Local treasury desks are layering crack spread hedges and freight exposure management rather than pure flat-price longs. The Japanese phrase making the rounds — “価格ではなくスプレッドを取る” — take the spread, not the outright price — captures the tactic. In Korea, refiners are reportedly widening their use of time-chartered tonnage and COA liftings to lock freight, a response to still-elevated LR markets. Chinese traders highlight “买盘谨慎, 报价坚挺” — cautious buying, firm offers — in spot gasoil as sellers test how much the market will pay ahead of an expected supply flush. Translation: everyone wants to front-run the window, but no one wants to be last holding high-priced barrels if Hormuz flows normalize faster than expected.

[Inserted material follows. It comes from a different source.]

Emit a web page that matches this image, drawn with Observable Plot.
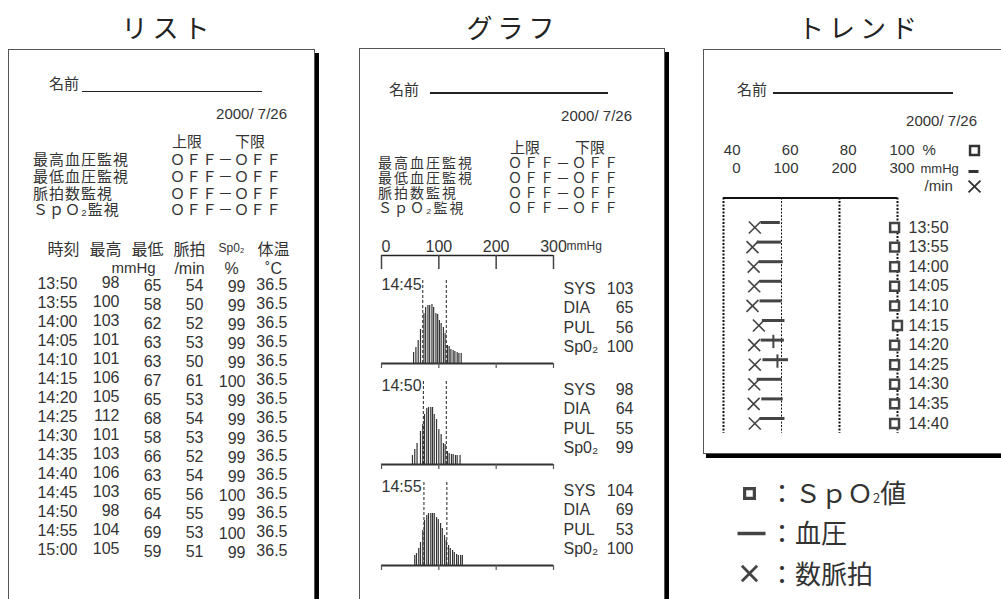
<!DOCTYPE html>
<html><head><meta charset="utf-8">
<script src="https://cdn.jsdelivr.net/npm/d3@7"></script>
<script src="https://cdn.jsdelivr.net/npm/@observablehq/plot@0.6"></script>
<style>
html,body{margin:0;padding:0;background:#fff;}
#root{position:relative;width:1001px;height:599px;overflow:hidden;background:#fff;font-family:"Noto Sans CJK JP",sans-serif;color:#333;}
.abs{position:absolute;white-space:nowrap;line-height:1;}
.panel{position:absolute;box-sizing:border-box;background:#fff;border:1px solid #555;box-shadow:4px 4px 0 #000;}
svg.ovl{position:absolute;left:0;top:0;pointer-events:none;}
</style></head>
<body><div id="root"></div>
<script>
// ---------- data ----------
const listTimes = ["13:50","13:55","14:00","14:05","14:10","14:15","14:20","14:25","14:30","14:35","14:40","14:45","14:50","14:55","15:00"];
const sysValues = [98,100,103,101,101,106,105,112,101,103,106,103,98,104,105];
const diaValues = [65,58,62,63,63,67,65,68,58,66,63,65,64,69,59];
const pulseValues = [54,50,52,53,50,61,53,54,53,52,54,56,55,53,51];
const spo2Values = [99,99,99,99,99,100,99,99,99,99,99,100,99,100,99];
const tempValues = [36.5,36.5,36.5,36.5,36.5,36.5,36.5,36.5,36.5,36.5,36.5,36.5,36.5,36.5,36.5];
const tableColumns = ["time","sys","dia","pul","spo2","temp"];
const tableHeaders = ["時刻","最高","最低","脈拍","Sp0₂","体温"];
const tableUnits = ["","mmHg","","/min","%","˚C"];

const panelTitles = ["リスト","グラフ","トレンド"];
const monitorLabels = ["最高血圧監視","最低血圧監視","脈拍数監視","ＳｐＯ₂監視"];
const monitorValue = "ＯＦＦ－ＯＦＦ";
const dateText = "2000/ 7/26";

const graphTimes = ["14:45","14:50","14:55"];
const graphSys = [103,98,104];
const graphDia = [65,64,69];
const graphPul = [56,55,53];
const graphSpo2 = [100,99,100];
const graphReadingLabels = ["SYS","DIA","PUL","Sp0₂"];
const graphTicks = [0,100,200,300];
const cuffLow = [72,73,74];
const cuffHigh = [113,113,114];
const histP1 = [56,60,64,68,74,77,81,84,88,91,95,98,101,104,108,111,115,118,121,125,128,132,135,139];
const histA1 = [11,16,23,34,50,56,58,58,59,56,50,49,43,40,36,30,18,17,14,13,12,11,10,10];
const histP2 = [54,58,62,68,72,75,79,82,86,89,92,96,100,104,108,111,115,118,122,125,129,132,137];
const histA2 = [9,15,21,33,40,50,56,57,57,57,50,45,35,30,21,20,13,11,10,10,9,9,9];
const histP3 = [58,61,65,68,72,75,79,82,86,89,92,96,99,103,106,110,113,117,120,124,127,131,134,138,141];
const histA3 = [10,12,17,23,35,45,50,52,52,52,52,48,46,42,37,30,25,20,17,15,13,11,10,10,10];

const trendTimes = ["13:50","13:55","14:00","14:05","14:10","14:15","14:20","14:25","14:30","14:35","14:40"];
const trendPctTicks = [40,60,80,100];
const trendBpTicks = [0,100,200,300];
const trendMeanMarks = [null,null,null,null,null,null,86,93,null,null,null];
const legendLabels = ['：ＳｐＯ<span style="font-size:13px">2</span>値', "：血圧", "：数脈拍"];

// ---------- helpers ----------
const CJK = '"Noto Sans CJK JP", sans-serif';
const SANS = '"Liberation Sans", Arial, sans-serif';
const INK = "#333";
const root = document.getElementById("root");

function label(text, x, y, o = {}) {
  const el = document.createElement("div");
  el.className = "abs";
  el.style.left = x + "px"; el.style.top = y + "px";
  el.style.fontSize = (o.size || 16) + "px";
  el.style.fontFamily = o.font || CJK;
  el.style.color = o.color || INK;
  if (o.ls) el.style.letterSpacing = o.ls + "px";
  if (o.weight) el.style.fontWeight = o.weight;
  const tx = o.anchor === "middle" ? "-50%" : o.anchor === "end" ? "-100%" : "0";
  el.style.transform = `translate(${tx},-50%)`;
  if (o.html) el.innerHTML = text; else el.textContent = text;
  root.appendChild(el);
}
function box(x, y, w, h, css) {
  const el = document.createElement("div");
  el.style.position = "absolute";
  el.style.left = x + "px"; el.style.top = y + "px";
  el.style.width = w + "px"; el.style.height = h + "px";
  Object.assign(el.style, css || {});
  root.appendChild(el);
  return el;
}
function panel(x, y, w, h) { const p = box(x, y, w, h); p.className = "panel"; }
function overlay(opts) {
  const svg = Plot.plot(Object.assign({
    width: 1001, height: 599, margin: 0,
    style: {background: "transparent", overflow: "visible"}
  }, opts));
  svg.classList.add("ovl");
  root.appendChild(svg);
}

// ---------- panels & static text ----------
panel(8, 49, 307, 560);
panel(359, 48, 306, 560);
box(703, 49, 320, 405, {boxSizing: "border-box", border: "1px solid #555", boxShadow: "3px 4px 0 #000", background: "#fff"});

const titleX = [165, 510, 857];
panelTitles.forEach((t, i) => label(t, titleX[i] + 3, 27, {size: 26, anchor: "middle", ls: 5, color: "#222"}));

const pane = [
  {nameX: 49, nameY: 82, lineX1: 82, lineX2: 262, lineY: 91, lineW: 1, dateR: 287, dateY: 113,
   limY: 140, upX: 172, loX: 235, rowX: 33, rowY: [158,175,192,208], rowSize: 15, rowLs: 1, valX: 170},
  {nameX: 389, nameY: 88, lineX1: 430, lineX2: 608, lineY: 92, lineW: 2, dateR: 632, dateY: 115,
   limY: 146, upX: 510, loX: 575, rowX: 378, rowY: [162,177,192,207], rowSize: 14, rowLs: 2, valX: 508},
  {nameX: 737, nameY: 88, lineX1: 773, lineX2: 953, lineY: 92, lineW: 1.5, dateR: 977, dateY: 120}
];
pane.forEach(p => {
  label("名前", p.nameX, p.nameY, {size: 15});
  box(p.lineX1, p.lineY, p.lineX2 - p.lineX1, p.lineW, {background: "#222"});
  label(dateText, p.dateR, p.dateY, {size: 15, font: SANS, anchor: "end"});
  if (p.rowY) {
    label("上限", p.upX, p.limY, {size: 15});
    label("下限", p.loX, p.limY, {size: 15});
    monitorLabels.forEach((m, i) => {
      label(m, p.rowX, p.rowY[i], {size: p.rowSize, ls: p.rowLs});
      label(monitorValue, p.valX, p.rowY[i], {size: p.rowSize, ls: p.rowLs});
    });
  }
});

// ---------- list table (Plot) ----------
const rows = listTimes.map((t, i) => ({
  time: t, sys: sysValues[i], dia: diaValues[i], pul: pulseValues[i],
  spo2: spo2Values[i], temp: tempValues[i].toFixed(1)
}));
const colDy = {time: 0, sys: -1, dia: 2, pul: 2, spo2: 3, temp: 1};
const headerData = tableColumns.map((c, i) => ({c, h: tableHeaders[i], u: tableUnits[i]}));
overlay({
  x: {type: "point", domain: tableColumns, range: [76, 287], padding: 0, axis: null},
  y: {type: "point", domain: listTimes, range: [279, 552], padding: 0, axis: null},
  marks: [
    ...tableColumns.map(c => Plot.text(rows, {
      x: () => c, y: "time", text: d => String(d[c]), textAnchor: "end",
      dy: colDy[c], fontSize: 16, fontFamily: SANS, fill: INK
    })),
    Plot.text(headerData.filter(d => d.c !== "spo2"), {x: "c", frameAnchor: "top", dy: 243, dx: -14, text: "h", fontSize: 16, fontFamily: CJK, fill: INK}),
    Plot.text(headerData.filter(d => d.c === "spo2"), {x: "c", frameAnchor: "top", dy: 243, dx: -14, text: "h", fontSize: 12, fontFamily: SANS, fill: INK}),
    Plot.text(headerData.filter(d => d.u === "mmHg"), {x: "c", frameAnchor: "top", dy: 262, dx: -8, text: "u", textAnchor: "start", fontSize: 15, fontFamily: SANS, fill: INK}),
    Plot.text(headerData.filter(d => d.u && d.u !== "mmHg"), {x: "c", frameAnchor: "top", dy: 262, dx: -14, text: "u", fontSize: 16, fontFamily: SANS, fill: INK})
  ]
});

// ---------- graph panel (Plot) ----------
overlay({
  x: {domain: [0, 300], range: [381, 553], axis: null},
  y: {domain: [0, 20], range: [269, 249], axis: null},
  marks: [
    Plot.ruleY([14], {x1: 0, x2: 300, stroke: "#222", strokeWidth: 1.5}),
    Plot.ruleX(graphTicks, {y1: 0, y2: 14, stroke: "#444", strokeWidth: 1.5}),
    Plot.text(graphTicks.filter(t => t > 0), {x: d => d, y: 23, text: d => String(d), fontSize: 16, fontFamily: SANS, fill: INK}),
    Plot.text(graphTicks.filter(t => t === 0), {x: d => d, y: 23, text: d => String(d), textAnchor: "start", fontSize: 16, fontFamily: SANS, fill: INK}),
    Plot.text(["mmHg"], {x: 300, y: 23, dx: 13, text: d => d, textAnchor: "start", fontSize: 12, fontFamily: SANS, fill: INK})
  ]
});
const histP = [histP1, histP2, histP3];
const histA = [histA1, histA2, histA3];
graphTimes.forEach((t, i) => {
  const base = 363 + i * 101;
  const hist = histP[i].map((p, j) => ({p, a: histA[i][j]}));
  const readings = [graphSys[i], graphDia[i], graphPul[i], graphSpo2[i]].map((v, j) => ({label: graphReadingLabels[j], value: String(v)}));
  overlay({
    x: {domain: [0, 300], range: [381, 553], axis: null},
    y: {domain: [0, 100], range: [base, base - 100], axis: null},
    marks: [
      Plot.ruleX(hist, {x: "p", y1: 0, y2: "a", stroke: "#333", strokeWidth: 1.2}),
      Plot.ruleX([cuffLow[i], cuffHigh[i]], {y1: 0, y2: 85, stroke: "#222", strokeWidth: 1, strokeDasharray: "3,2"}),
      Plot.ruleY([0], {x1: 0, x2: 300, stroke: "#333", strokeWidth: 2}),
      Plot.ruleX(graphTicks, {y1: 0, y2: -5, stroke: "#555", strokeWidth: 1.2}),
      Plot.text([t], {x: 0, y: 79, text: d => d, textAnchor: "start", fontSize: 16, fontFamily: SANS, fill: INK}),
      Plot.text(readings, {x: 300, y: (d, j) => 75 - 19.5 * j, dx: 10, text: "label", textAnchor: "start", fontSize: 16, fontFamily: SANS, fill: INK}),
      Plot.text(readings, {x: 300, y: (d, j) => 75 - 19.5 * j, dx: 80, text: "value", textAnchor: "end", fontSize: 16, fontFamily: SANS, fill: INK})
    ]
  });
});

// ---------- trend panel (Plot) ----------
const dash = {draw(ctx) { ctx.moveTo(-5, 0); ctx.lineTo(5, 0); }};
overlay({
  x: {domain: [0, 300], range: [723, 897], axis: null},
  y: {domain: [0, 2], range: [150, 186], axis: null},
  marks: [
    Plot.text(trendPctTicks, {x: d => (d - 40) * 5, y: 0, dx: 17, text: d => String(d), textAnchor: "end", fontSize: 15, fontFamily: SANS, fill: INK}),
    Plot.text(trendBpTicks, {x: d => d, y: 1, dx: 17, text: d => String(d), textAnchor: "end", fontSize: 15, fontFamily: SANS, fill: INK}),
    Plot.text(["%"], {x: 300, y: 0, dx: 25, text: d => d, textAnchor: "start", fontSize: 15, fontFamily: SANS, fill: INK}),
    Plot.text(["mmHg"], {x: 300, y: 1, dx: 23, text: d => d, textAnchor: "start", fontSize: 13, fontFamily: SANS, fill: INK}),
    Plot.text(["/min"], {x: 300, y: 2, dx: 27, text: d => d, textAnchor: "start", fontSize: 15, fontFamily: SANS, fill: INK}),
    Plot.dot([0], {x: 300, y: 0, dx: 77, symbol: "square", r: 5, stroke: "#333", strokeWidth: 2.5, fill: "white"}),
    Plot.dot([0], {x: 300, y: 1, dx: 76, dy: 3, symbol: dash, r: 4, stroke: "#333", strokeWidth: 3}),
    Plot.dot([0], {x: 300, y: 2, dx: 77, symbol: "times", r: 5.5, stroke: "#333", strokeWidth: 1.8})
  ]
});
const trendRows = trendTimes.map((t, i) => ({t, i, sys: sysValues[i], dia: diaValues[i], pul: pulseValues[i], spo2: spo2Values[i], mean: trendMeanMarks[i]}));
overlay({
  x: {domain: [0, 300], range: [723, 897], axis: null},
  y: {domain: [0, 10], range: [227, 423], axis: null},
  marks: [
    Plot.ruleX([0, 200, 300], {y1: -1.5, y2: 10.5, stroke: "#111", strokeWidth: 2, strokeDasharray: "2,1.5"}),
    Plot.ruleX([100], {y1: -1.5, y2: 10.5, stroke: "#111", strokeWidth: 1, strokeDasharray: "2,1.5"}),
    Plot.ruleY([-1.5], {x1: 0, x2: 300, stroke: "#111", strokeWidth: 2}),
    Plot.ruleY(trendRows, {y: "i", x1: "dia", x2: "sys", dy: -5, stroke: "#444", strokeWidth: 3}),
    Plot.ruleX(trendRows.filter(d => d.mean != null), {x: "mean", y1: d => d.i - 0.5, y2: d => d.i + 0.18, stroke: "#444", strokeWidth: 2}),
    Plot.dot(trendRows, {x: "pul", y: "i", symbol: "times", r: 5.5, stroke: "#444", strokeWidth: 1.6}),
    Plot.dot(trendRows, {x: d => (d.spo2 - 40) * 5, y: "i", symbol: "square", r: 5, stroke: "#444", strokeWidth: 2.5, fill: "white"}),
    Plot.text(trendRows, {x: 300, y: "i", dx: 11, text: "t", textAnchor: "start", fontSize: 16, fontFamily: SANS, fill: INK})
  ]
});

// ---------- legend (Plot symbols + text) ----------
const legendSymbols = ["square", dash, "times"];
overlay({
  x: {domain: [0, 1], range: [749, 750], axis: null},
  y: {type: "point", domain: [0, 1, 2], range: [492, 573], padding: 0, axis: null},
  marks: legendSymbols.map((s, i) => Plot.dot([i], {
    x: 0, y: d => d, symbol: s === dash ? {draw(ctx) { ctx.moveTo(-12, 0); ctx.lineTo(16, 0); }} : s,
    r: s === "times" ? 7 : 5.5, stroke: "#444", fill: s === "square" ? "white" : "none",
    strokeWidth: s === "times" ? 2.8 : s === dash ? 3.5 : 3.2
  }))
});
legendLabels.forEach((t, i) => label(t, 769, [492, 532, 573][i], {size: 26, html: true}));
</script>
</body></html>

What reopening actually changes

The reopening of the Strait of Hormuz, if orderly, increases reliability of Middle East supply into Asia, tightens Middle East-West arbitrage for products, and likely narrows Asia product cracks from current elevated levels. That aids Asian fuel consumers over a medium horizon but dilutes export windfalls refiners are chasing today. Singapore’s role as the balancing hub is unchanged, but inventory rebuilds would shift from precautionary to opportunistic. For crude, a normalized Hormuz reduces voyage times and demurrage risk, improving refinery crude slate confidence, which in turn supports higher utilizations — a double-edged sword for product balances if demand does not keep up.

Global investor takeaway

What English-language coverage is missing is the domestic constraint set and the quota lever. The headline trade — East Asian refiners boost exports before Hormuz reopens — understates three realities: 1) policy tolerance for higher local pump prices is thin in Japan and Korea, putting a soft cap on export zeal; 2) China’s product export machine turns on quota mechanics that can rapidly flood regional markets later this quarter; and 3) jet fuel tightness in Northeast Asia is more durable than assumed, anchoring runs and complicating any simple “cracks fall post-reopening” narrative. For global investors, the better expression is not a blanket long Asia refiners. It is selective exposure to complex operators with hedged spreads and flexible product slates, paired with caution on sectors hostage to retail fuel costs. Watch for Japanese and Korean guidance on supply stability, track China’s next quota tranche, and assume freight remains a key swing variable. The window is real, but it is measured in weeks, not months, and local policy can shut it faster than Hormuz can reopen.